Despite working within one of the two most well-established comic book universes, Gunn has picked his kinds of characters from their bullpen. Not unlike the damaged failures in The Specials and Super, the Guardians lack the obvious nobility of their Marvel Cinematic Universe counterparts Captain America and Iron Man. Star-Lord is a thief who can’t seem to make a name for himself, Dave Bautista’s Drax is a violent fool, and the rest of the team, including pseudo-love interest Gamora (Zoe Saldana) and the merchandising friendly Rocket Raccoon and Groot (Vin Diesel), are all assassins.
After the unprecedented success of Guardians, James Gunn appears to be continuing to develop his offensively humane voice.

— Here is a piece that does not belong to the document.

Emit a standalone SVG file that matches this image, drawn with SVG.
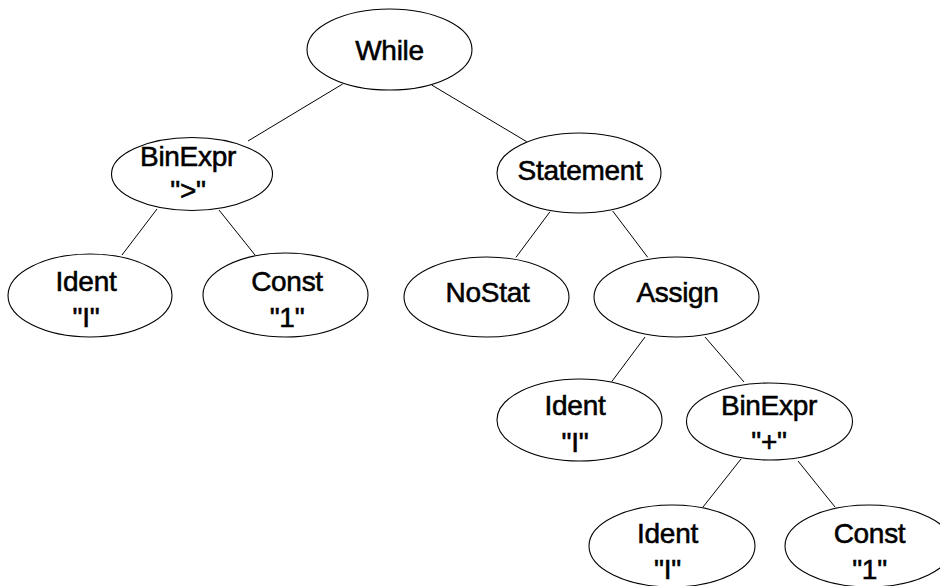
<svg xmlns="http://www.w3.org/2000/svg" width="940" height="586" viewBox="0 0 940 586">
  <style>
    .node ellipse { fill: #ffffff; stroke: #000000; stroke-width: 1.1; }
    .node text { font-family: "Liberation Sans", Arial, Helvetica, sans-serif; font-size: 28px; fill: #000000; stroke: #000000; stroke-width: 0.55; letter-spacing: -0.3px; text-anchor: middle; }
    #edges line { stroke: #000000; stroke-width: 1; }
  </style>
  <rect width="940" height="586" fill="#ffffff"/>

  <!-- tree edges -->
  <g id="edges">
    <line x1="342.7" y1="84" x2="248" y2="141"/>
    <line x1="431.7" y1="85" x2="526.7" y2="141.7"/>
    <line x1="157" y1="209" x2="122" y2="255"/>
    <line x1="219" y1="210" x2="255" y2="255"/>
    <line x1="550" y1="211.7" x2="516" y2="257.3"/>
    <line x1="612.7" y1="211" x2="647.7" y2="257.3"/>
    <line x1="645" y1="337" x2="611.7" y2="381.7"/>
    <line x1="705" y1="337" x2="744" y2="382"/>
    <line x1="741" y1="459" x2="703" y2="507"/>
    <line x1="798" y1="461" x2="835" y2="507"/>
  </g>

  <g id="while" class="node">
    <ellipse cx="389.5" cy="49.5" rx="82.5" ry="40.5"/>
    <text x="389.5" y="60">While</text>
  </g>
  <g id="binexpr-gt" class="node">
    <ellipse cx="192" cy="174" rx="80.5" ry="36.5"/>
    <text x="188" y="166">BinExpr</text>
    <text x="188" y="200">"&gt;"</text>
  </g>
  <g id="statement" class="node">
    <ellipse cx="579" cy="173" rx="82" ry="40"/>
    <text x="580" y="180">Statement</text>
  </g>
  <g id="ident-1" class="node">
    <ellipse cx="90" cy="295.5" rx="82" ry="41.5"/>
    <text x="86" y="291">Ident</text>
    <text x="86" y="327">"I"</text>
  </g>
  <g id="const-1" class="node">
    <ellipse cx="285.5" cy="295" rx="82.5" ry="42"/>
    <text x="287" y="291">Const</text>
    <text x="287" y="327">"1"</text>
  </g>
  <g id="nostat" class="node">
    <ellipse cx="486.5" cy="297" rx="82.5" ry="40"/>
    <text x="487.5" y="302">NoStat</text>
  </g>
  <g id="assign" class="node">
    <ellipse cx="676.5" cy="297" rx="82.5" ry="40"/>
    <text x="677.5" y="302">Assign</text>
  </g>
  <g id="ident-2" class="node">
    <ellipse cx="579.5" cy="420" rx="82.5" ry="41"/>
    <text x="575" y="415">Ident</text>
    <text x="575" y="452">"I"</text>
  </g>
  <g id="binexpr-plus" class="node">
    <ellipse cx="769.5" cy="421.5" rx="83" ry="38.5"/>
    <text x="769" y="415">BinExpr</text>
    <text x="769" y="451">"+"</text>
  </g>
  <g id="ident-3" class="node">
    <ellipse cx="672" cy="546" rx="83" ry="41"/>
    <text x="667.5" y="543">Ident</text>
    <text x="667.5" y="579">"I"</text>
  </g>
  <g id="const-2" class="node">
    <ellipse cx="869" cy="546" rx="84" ry="41"/>
    <text x="869.5" y="543">Const</text>
    <text x="869.5" y="579">"1"</text>
  </g>
</svg>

He has returned to Troma to contribute to the online short Dolphinman Battles the Sex Lobsters (2016), and his screenplay for the Greg McLean directed horror film The Belko Experiment (2017) has been described as “Saw meets Office Space.” Early reviews of Guardians of the Galaxy Vol. 2 have been positive, indicating that the film continues the crowd-pleasing humor from the first film, while mixing in a more emotional plot involving Star-Lord and his estranged father.
Since that plot-point somehow involves a sentient planet, it will promise to be a weird emotional plot. But that’s just what we want from a James Gunn movie.